Patel also noted that tokenomics is the newest and the one most enterprises are currently misinterpreting. “The costs of AI tokens are far higher than the actual value those tokens are generating at scale,” he says — a notable concession from the president of a company whose customers pay for the infrastructure those tokens run on.
An AI-empowered employee consuming approximately $200 in tokens per week generates $10,000 per year in AI spend per person before any productivity gain appears on the ledger. But Patel’s frame is that companies are misreading temporary inefficiency as structural failure.
“Learning to use AI well is like learning to ride a bicycle,” he says. “You cannot become efficient immediately because you first have to learn.
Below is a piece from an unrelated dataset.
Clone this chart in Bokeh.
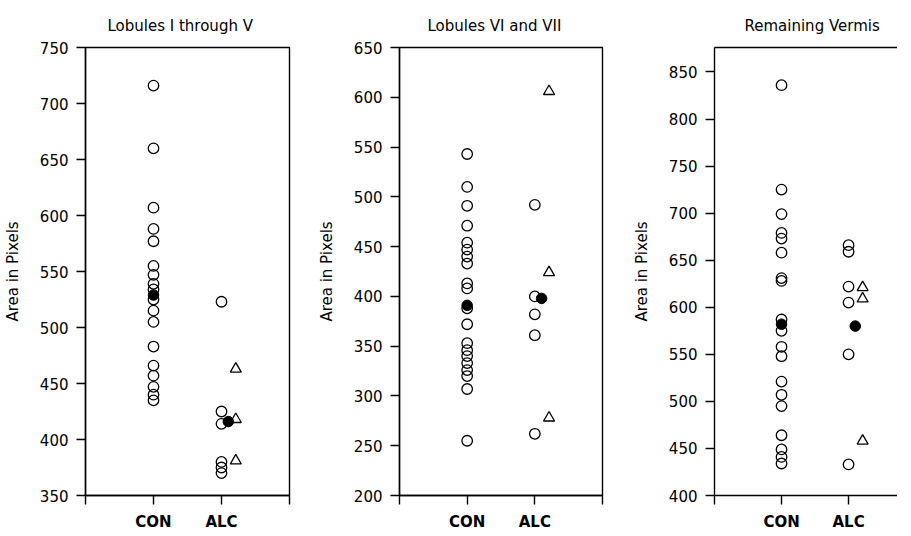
from bokeh.plotting import figure
from bokeh.layouts import row
from bokeh.models import FixedTicker, LinearAxis, Range1d
from bokeh.embed import file_html
from bokeh.resources import INLINE

# ---------------- data ----------------
groups = ["CON", "ALC"]
titles = ["Lobules I through V", "Lobules VI and VII", "Remaining Vermis"]
y_label = "Area in Pixels"

lob15_con = [716, 660, 607, 588, 577, 555, 547, 539, 534, 525, 515, 505,
             483, 466, 457, 447, 440, 435]
lob15_alc = [523, 425, 414, 380, 375, 370]
lob15_alc_tri = [463, 418, 381]
lob15_mean = [529, 416]          # CON, ALC
lob15_ticks = [350, 400, 450, 500, 550, 600, 650, 700, 750]

lob67_con = [543, 510, 491, 471, 454, 447, 440, 433, 413, 408, 388, 372,
             353, 346, 340, 333, 326, 320, 307, 255]
lob67_alc = [492, 400, 382, 361, 262]
lob67_alc_tri = [606, 424, 278]
lob67_mean = [391, 398]
lob67_ticks = [200, 250, 300, 350, 400, 450, 500, 550, 600, 650]

verm_con = [836, 725, 699, 679, 673, 658, 631, 628, 587, 575, 558, 548,
            521, 507, 495, 464, 449, 441, 434]
verm_alc = [666, 659, 622, 605, 550, 433]
verm_alc_tri = [621, 609, 458]
verm_mean = [582, 580]
verm_ticks = [400, 450, 500, 550, 600, 650, 700, 750, 800, 850]

# ---------------- styling / positions ----------------
POS = {"CON": 1, "ALC": 2}
TRI_SHIFT = 0.21
MEAN_SHIFT = 0.10
FONT = "DejaVu Sans"
LW = 1.4


def panel(title, con, alc, tri, mean, yr, yticks, xend, fw, bl, br,
          full_box, title_offset):
    p = figure(frame_width=fw, frame_height=448, output_backend="svg",
               toolbar_location=None, tools="",
               x_range=Range1d(0, xend), y_range=Range1d(*yr),
               min_border_left=bl, min_border_right=br,
               min_border_top=47, min_border_bottom=32,
               background_fill_color="white", border_fill_color="white")
    p.title.text = title
    p.title.align = "left"
    p.title.offset = title_offset
    p.title.standoff = 26
    p.title.text_font = FONT
    p.title.text_font_size = "15px"
    p.title.text_font_style = "normal"
    p.title.text_color = "black"

    p.xgrid.visible = False
    p.ygrid.visible = False

    for ax in (p.xaxis[0], p.yaxis[0]):
        ax.axis_line_width = LW
        ax.axis_line_color = "black"
        ax.major_tick_line_width = LW
        ax.major_tick_line_color = "black"
        ax.major_tick_in = 0
        ax.major_tick_out = 9
        ax.minor_tick_line_color = None
        ax.major_label_text_font = FONT
        ax.major_label_text_color = "black"

    xa = p.xaxis[0]
    xa.ticker = FixedTicker(ticks=[0, 1, 2, 3])
    xa.major_label_overrides = {0: "", 1: groups[0], 2: groups[1], 3: ""}
    xa.major_label_text_font_size = "15px"
    xa.major_label_text_font_style = "bold"
    xa.major_label_standoff = 8

    ya = p.yaxis[0]
    ya.ticker = FixedTicker(ticks=yticks)
    ya.major_label_text_font_size = "15px"
    ya.major_label_standoff = 8
    ya.axis_label = y_label
    ya.axis_label_text_font = FONT
    ya.axis_label_text_font_size = "15px"
    ya.axis_label_text_font_style = "normal"
    ya.axis_label_text_color = "black"
    ya.axis_label_standoff = 15

    if full_box:
        p.outline_line_color = "black"
        p.outline_line_width = LW
        p.outline_line_alpha = 1.0
    else:
        p.outline_line_color = None
        top = LinearAxis(ticker=FixedTicker(ticks=[]),
                         major_label_text_font_size="0px",
                         major_label_standoff=0, major_tick_out=0,
                         major_tick_in=0,
                         axis_line_width=LW, axis_line_color="black",
                         major_tick_line_color=None, minor_tick_line_color=None)
        p.add_layout(top, "above")

    p.scatter([POS["CON"]] * len(con), con, marker="circle", size=10.5,
              fill_color=None, line_color="black", line_width=1.3)
    p.scatter([POS["ALC"]] * len(alc), alc, marker="circle", size=10.5,
              fill_color=None, line_color="black", line_width=1.3)
    p.scatter([POS["ALC"] + TRI_SHIFT] * len(tri), tri, marker="triangle",
              size=11, fill_color=None, line_color="black", line_width=1.3)
    p.scatter([POS["CON"], POS["ALC"] + MEAN_SHIFT], mean, marker="circle",
              size=10.5, fill_color="black", line_color="black", line_width=1)
    return p


p1 = panel(titles[0], lob15_con, lob15_alc, lob15_alc_tri, lob15_mean,
           (350, 750), lob15_ticks, 3, 204, 83, 22, True, 22)
p2 = panel(titles[1], lob67_con, lob67_alc, lob67_alc_tri, lob67_mean,
           (200, 650), lob67_ticks, 3, 203, 88, 24, True, 28)
p3 = panel(titles[2], verm_con, verm_alc, verm_alc_tri, verm_mean,
           (400, 876), verm_ticks, 2.73, 183, 88, 0, False, 30)

layout = row(p1, p2, p3)
open("out.html", "w").write(file_html(layout, INLINE))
Some degree of heavy use early on is not only normal — it is necessary, because the experimentation and practice are what build the skills required for future efficiency.”
Learning to Unlearn Is the Most Important AI Skill
As AI becomes embedded in everything from classroom assignments to hiring decisions, I asked Patel a question increasingly on the minds of students and early-career professionals: What should people entering the workforce be studying today?
“Strong grounding in first-principles thinking, physics, computer science, mathematics, and language—communication, English—these remain important,” he says. Yet, he argues the more important shift is not what people study, but how they study it. AI, he says, should not be viewed as a standalone tool, but rather a core part of the learning process itself, regardless of discipline.
“People need to learn how to learn with AI, and equally, how to unlearn with AI,” he says. The second half is the harder discipline. It requires not just acquiring new knowledge but actively revising assumptions, discarding outdated methods, and remaining willing to rebuild mental models as the underlying technology shifts. Static mastery is not the goal; continuous adaptability is.
AI fluency is a functional requirement at the highest levels of organizational leadership. “I could not do my current role without AI. The scope and complexity of my responsibilities require AI agents to help me stay current and operate effectively at the level required.” The social obligation Patel describes is explicit: the technology industry has a responsibility to partner with governments worldwide on retraining and AI dexterity programs at scale. Cisco, he shared, is already running those programs across multiple geographies.
The Control Layer Verdict
For most of its history, Cisco built the roads rather than the destinations. Patel is betting that AI changes that equation. If intelligence becomes the primary workload, then the company that provides the context, connectivity, and control layer sits closer to the center of value creation. The question is whether the rest of the market arrives at that conclusion as quickly as he has.